Fanora.link is a link-in-bio tool I've been building solo. React frontend, PHP backend, the whole thing hosted on a shared server. No team, no budget, just me figuring things out as I go.

Here's where everything actually stands:

What's working. The core product is solid. Profile pages, draggable link blocks, themes, analytics, a shop tab, fan support with QR codes, Spotify and YouTube embeds, Stripe subscriptions with proper plan gating, image uploads, password reset, onboarding — it's all in there. More than I expected to ship honestly.

What's humbling. Signups are slow. Traffic comes in waves, mostly from Reddit posts and directory listings. I have a TikTok account I haven't been consistent enough with. The gap between "people visited" and "people signed up and stayed" is very real and very obvious when you're watching your own analytics dashboard.

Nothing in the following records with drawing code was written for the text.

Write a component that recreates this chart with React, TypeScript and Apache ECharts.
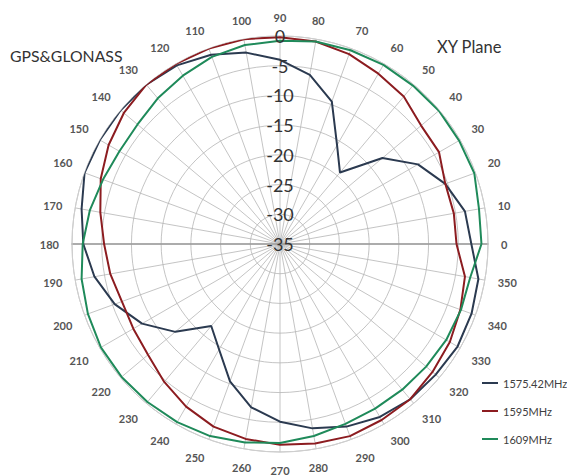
import React, { useEffect, useRef } from "react";
import * as echarts from "echarts";

// Angles (degrees) at which the patterns were sampled
const angles = [
  0, 10, 20, 30, 40, 50, 60, 70, 80, 90, 100, 110, 120, 130, 140, 150, 160, 170,
  180, 190, 200, 210, 220, 230, 240, 250, 260, 270, 280, 290, 300, 310, 320, 330, 340, 350,
];

// Gain (dB) per angle
const gain1575 = [
  -2.8, -3.4, -5.4, -8.2, -12.5, -19.3, -15.8, -9.5, -6.1, -4.0, -2.3, -1.1, -0.3, 0, 0, 0, 0, -1.1,
  -1.9, -3.3, -5.4, -8.2, -12.0, -17.0, -14.5, -10.4, -7.1, -5.1, -3.5, -2.3, -1.4, -0.9, -0.8, -0.5, -0.7, -1.1,
];
const gain1595 = [
  -5.3, -5.3, -5.4, -4.1, -4.0, -2.6, -1.9, -1.0, -0.4, -0.2, 0, 0, 0, 0, -0.7, -1.7, -2.9, -4.3,
  -5.4, -6.0, -6.7, -6.5, -6.0, -4.7, -3.4, -2.3, -1.7, -1.2, -0.9, -0.6, -0.8, -0.9, -1.5, -2.0, -2.7, -3.4,
];
const gain1609 = [
  -1.1, -1.0, -0.2, -0.2, -0.1, -0.2, -0.2, -0.3, -0.4, -0.8, -1.0, -1.5, -2.3, -3.0, -3.7, -3.8, -3.3, -2.5,
  -1.8, -1.1, -0.6, -0.2, -0.2, -0.3, -0.4, -0.6, -1.1, -1.5, -2.2, -2.8, -3.0, -3.0, -2.9, -2.7, -2.6, -2.5,
];

const seriesNames = ["1575.42MHz", "1595MHz", "1609MHz"];
const seriesColors = ["#2b3a50", "#8c1c20", "#1f8a5a"];

const radiusMin = -35;
const radiusMax = 0;
const radiusStep = 5;
const angleStep = 10;

const chartTitle = "GPS&GLONASS";
const planeTitle = "XY Plane";

const FONT = "Lato, 'Liberation Sans', sans-serif";

function loop(values: number[]) {
  const pts = angles.map((a, i) => [values[i], a]);
  pts.push([values[0], 360]);
  return pts;
}

export default function App() {
  const ref = useRef<HTMLDivElement>(null);

  useEffect(() => {
    if (!ref.current) return;
    const chart = echarts.init(ref.current, null, { renderer: "svg" });
    const center = [280, 244];
    const radius = 208;
    const gridColor = "#b5b5b5";

    const option: any = {
      animation: false,
      backgroundColor: "#ffffff",
      textStyle: { fontFamily: FONT },
      title: [
        {
          text: chartTitle,
          left: 5,
          top: 42,
          textStyle: { fontFamily: FONT, fontSize: 15.8, fontWeight: "normal", color: "#333" },
        },
        {
          text: planeTitle,
          left: 432,
          top: 33,
          textStyle: { fontFamily: FONT, fontSize: 16.5, fontWeight: "normal", color: "#333" },
        },
      ],
      legend: {
        orient: "vertical",
        left: 477,
        top: 371,
        icon: "rect",
        itemWidth: 16,
        itemHeight: 2,
        itemGap: 14,
        data: seriesNames,
        textStyle: { fontFamily: FONT, fontSize: 11, color: "#404040", lineHeight: 14 },
      },
      polar: [
        { center, radius },
        { center, radius },
        { center, radius },
      ],
      angleAxis: [
        {
          polarIndex: 0,
          type: "value",
          min: 0,
          max: 360,
          interval: angleStep,
          startAngle: 0,
          clockwise: false,
          axisLine: { show: true, lineStyle: { color: "#cfcfcf", width: 1 } },
          axisTick: { show: false },
          axisLabel: {
            margin: 13,
            fontFamily: FONT,
            fontSize: 11,
            fontWeight: "bold",
            color: "#555",
            formatter: (v: number) => (v >= 360 ? "" : String(v)),
          },
          splitLine: { show: true, lineStyle: { color: gridColor, width: 0.8 } },
        },
        { polarIndex: 1, type: "value", min: 0, max: 360, startAngle: 90, show: false },
        { polarIndex: 2, type: "value", min: 0, max: 360, startAngle: 180, show: false },
      ],
      radiusAxis: [
        {
          polarIndex: 0,
          type: "value",
          min: radiusMin,
          max: radiusMax,
          interval: radiusStep,
          axisLine: { show: true, lineStyle: { color: "#9a9a9a", width: 1.6 } },
          axisTick: { show: false },
          axisLabel: { show: false },
          splitLine: { show: true, lineStyle: { color: gridColor, width: 0.8 } },
        },
        {
          polarIndex: 1,
          type: "value",
          min: radiusMin,
          max: radiusMax,
          interval: radiusStep,
          z: 5,
          axisLine: { show: false },
          axisTick: { show: false },
          splitLine: { show: false },
          axisLabel: {
            show: true,
            margin: 0,
            align: "center",
            verticalAlign: "middle",
            showMinLabel: true,
            showMaxLabel: true,
            fontFamily: FONT,
            fontSize: 18,
            color: "#333",
          },
        },
        {
          polarIndex: 2,
          type: "value",
          min: radiusMin,
          max: radiusMax,
          interval: radiusStep,
          axisLine: { show: true, lineStyle: { color: "#9a9a9a", width: 1.6 } },
          axisTick: { show: false },
          axisLabel: { show: false },
          splitLine: { show: false },
        },
      ],
      series: [gain1575, gain1595, gain1609].map((vals, i) => ({
        name: seriesNames[i],
        type: "line",
        coordinateSystem: "polar",
        polarIndex: 0,
        data: loop(vals),
        showSymbol: false,
        symbol: "none",
        smooth: false,
        z: 3,
        lineStyle: { color: seriesColors[i], width: 2 },
        itemStyle: { color: seriesColors[i] },
      })),
    };

    chart.setOption(option);
    return () => chart.dispose();
  }, []);

  return (
    <div
      ref={ref}
      style={{ position: "fixed", left: 0, top: 0, width: 567, height: 476, background: "#fff" }}
    />
  );
}
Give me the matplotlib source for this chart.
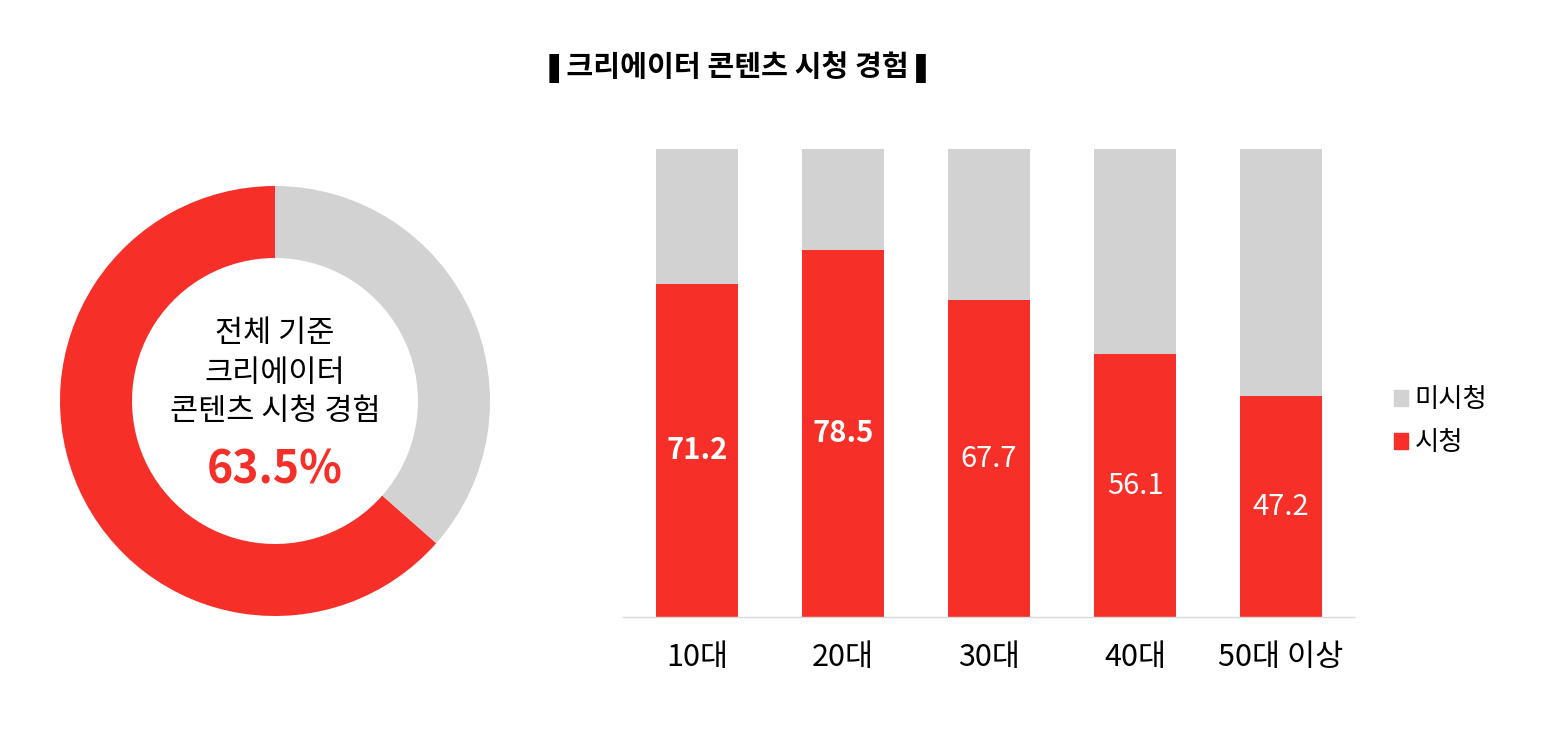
import matplotlib
matplotlib.use('Agg')
import matplotlib.pyplot as plt
from matplotlib.patches import Patch

plt.rcParams['font.family'] = ['Noto Sans CJK KR', 'DejaVu Sans']

# 전체 기준 도넛
total_labels = ['시청', '미시청']
total_values = [63.5, 36.5]

# 연령대별 시청 경험
ages = ['10대', '20대', '30대', '40대', '50대 이상']
watched = [71.2, 78.5, 67.7, 56.1, 47.2]
not_watched = [100 - v for v in watched]
label_weights = ['bold', 'bold', 'normal', 'normal', 'normal']

RED = '#F63028'
GRAY = '#D2D2D2'

fig = plt.figure(figsize=(15.62, 7.31), dpi=100)

fig.text(0.4725, 0.908, '❚크리에이터 콘텐츠 시청 경험❚', ha='center', va='center',
         fontsize=21, fontweight='black')

# 도넛
ax1 = fig.add_axes([60/1562, 1-616/731, 430/1562, 430/731])
ax1.pie(total_values, colors=[RED, GRAY], startangle=90, counterclock=True,
        radius=1, wedgeprops=dict(width=0.335, linewidth=0))
ax1.set_xlim(-1, 1)
ax1.set_ylim(-1, 1)
ax1.set_aspect('equal')
ax1.text(0, 0.316, '전체 기준', ha='center', va='center', fontsize=22)
ax1.text(0, 0.130, '크리에이터', ha='center', va='center', fontsize=22)
ax1.text(0, -0.051, '콘텐츠 시청 경험', ha='center', va='center', fontsize=22)
ax1.text(0, -0.321, f'{total_values[0]}%', ha='center', va='center',
         fontsize=32, fontweight='bold', color=RED)

# 막대
ax2 = fig.add_axes([623/1562, 1-617/731, 731/1562, 468/731])
x = range(len(ages))
ax2.bar(x, watched, width=0.56, color=RED)
ax2.bar(x, not_watched, width=0.56, bottom=watched, color=GRAY)
for i, v in enumerate(watched):
    ax2.text(i, v/2, f'{v}', ha='center', va='center', color='white',
             fontsize=21, fontweight=label_weights[i])
ax2.set_xlim(-0.507, 4.5)
ax2.set_ylim(0, 100)
ax2.set_xticks(list(x))
ax2.set_xticklabels(ages, fontsize=22)
ax2.tick_params(axis='x', length=0, pad=18)
ax2.set_yticks([])
for s in ['top', 'right', 'left']:
    ax2.spines[s].set_visible(False)
ax2.spines['bottom'].set_color('#DADADA')
ax2.spines['bottom'].set_linewidth(1)

handles = [Patch(color=GRAY, label='미시청'), Patch(color=RED, label='시청')]
fig.legend(handles=handles, loc='center left', bbox_to_anchor=(1370/1562, 1-421/731),
           frameon=False, fontsize=19, handlelength=0.55, handleheight=0.55,
           handletextpad=0.25, labelspacing=0.6)

fig.savefig('out.png', dpi=100)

What I'm still building. The landing page is getting a live animated preview of real profiles — an actual iframe showing the product in motion. Little things like that take way longer than expected but feel worth it.

What I've actually learned. Building the thing is the fun part. Getting people to care about it is a completely different skill and I'm still very much a beginner at it.

500 visits felt like nothing when I first checked. Then I thought about it — those are 500 real people who saw a link somewhere and clicked it. That's not nothing for something I made in my bedroom.

Still a long way to go. Just wanted to mark the moment.